A real-world way to think about it

Imagine a healthcare portal that pulls data from a lab system, an electronic health record, and a billing service. Each link is a potential chokepoint where data could slip out if not properly guarded. Encrypt the data as it travels, require the lab and the billing service to authenticate with strong credentials, and ensure that only the minimum required data crosses each interface. Add in regular checks and logs that tell you which bits of data moved where and when, and you’ve already built a solid barrier against many threats. When a vendor changes a policy or a system is updated, you can see the ripple in your logs and adjust quickly.

Guardrails for third-party guests

Third-party services are fantastic for speed and capability, but they’re also a potential doorway for risk.

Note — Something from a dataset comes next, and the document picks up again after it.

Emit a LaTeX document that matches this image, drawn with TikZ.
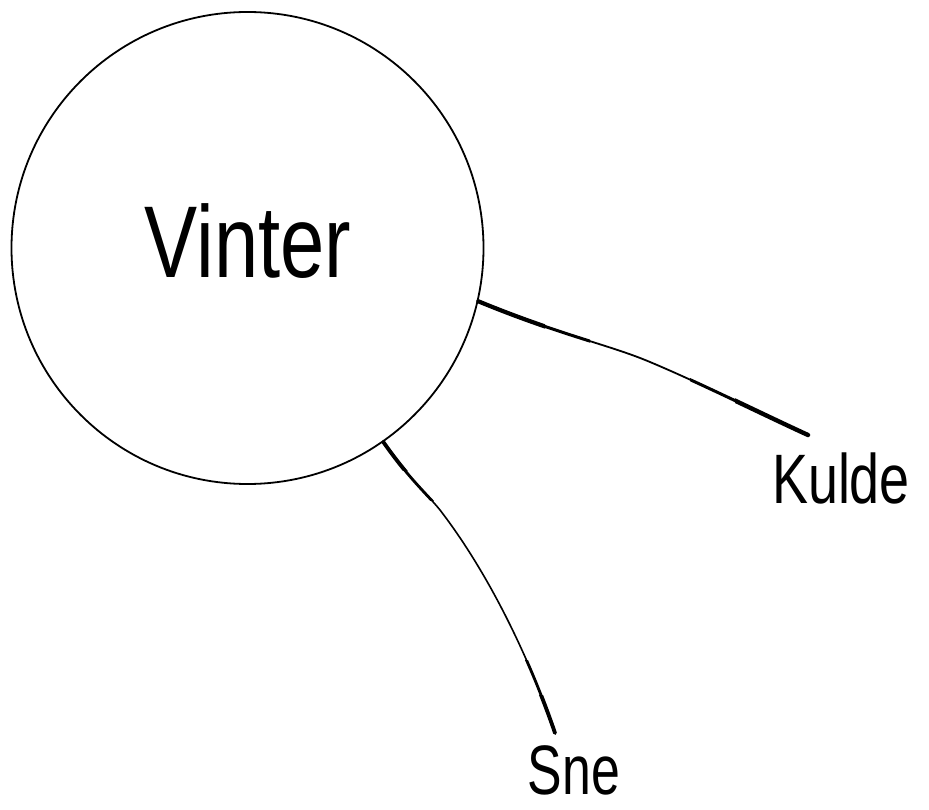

Do a practical risk review before you connect:

  • Do they support strong encryption and modern authentication?

  • Do they adhere to recognized security standards?

  • What does their incident response look like, and how quickly can they cooperate if something goes wrong?

  • Are there clear data handling rules, including data minimization and access controls?

Treat every external integration as a potential risk until proven otherwise, and keep your own security posture in constant check as the ecosystem evolves.

A lightweight, usable checklist you can apply now

  • Map data flows: Know exactly where data originates, where it travels, and who accesses it.

  • Classify data: Tag fields by sensitivity and apply protections accordingly.

  • Enforce encryption: Make TLS mandatory for all external connections; encrypt data at rest where it matters most.

  • Lock down access: Use the principle of least privilege; review roles regularly.

  • Harden APIs: Deploy mTLS, strong tokens, and short-lived credentials where possible.

  • Gate and monitor: Use a robust API gateway; monitor traffic for anomalies and set concrete alerts.

  • Validate with partners: Require security standards and clear data handling terms from every external service.

  • Test continuously: Run periodic security tests, update defenses after findings, and rehearse incident response.

  • Document and audit: Keep an evidence trail of data flows and security decisions.

Common myths and quick clarifications

  • Myth: Internal networks are safe enough. Reality: Internal networks can be porous, especially in the cloud. Defense in depth matters—don’t rely on a firewall alone.

  • Myth: Encryption slows everything down. Reality: Yes, there is a cost, but modern encryption is fast, and the risk of a breach is far costlier.

  • Myth: Security is someone else’s job. Reality: Security is everyone’s job, from the developers to the ops team and leadership. A strong culture wins.

Putting design into practice

Security isn’t a single feature you “turn on.” It’s a design principle that threads through every interface and data path. When you’re sketching an integration blueprint, ask:

  • Where will data pass, and who will access it at each step?

  • What data is essential for each connection, and can we minimize it?

  • How will we prove identities, and how will we revoke access if needed?

  • How will we detect and respond to a breach?

A closing note

Data security vulnerabilities during data exchange aren’t just a tech issue—they’re a trust issue. When you design integrations with encryption, strong authentication, and thoughtful governance, you’re not just protecting data; you’re protecting user confidence and company reputation. The right protections illuminate the path forward, letting data flow with confidence rather than fear.

If you’re digging into integration topics, you’ll find these guardrails show up again and again. They’re the practical compass that keeps projects moving forward without stepping on a minefield. You’ll see patterns, tools, and standards evolve, but the core idea stays simple: guard the data, respect privacy, and keep an eye on who gets to see what, when, and why. That mindset makes the whole architecture stronger—and a lot easier to manage in the long run.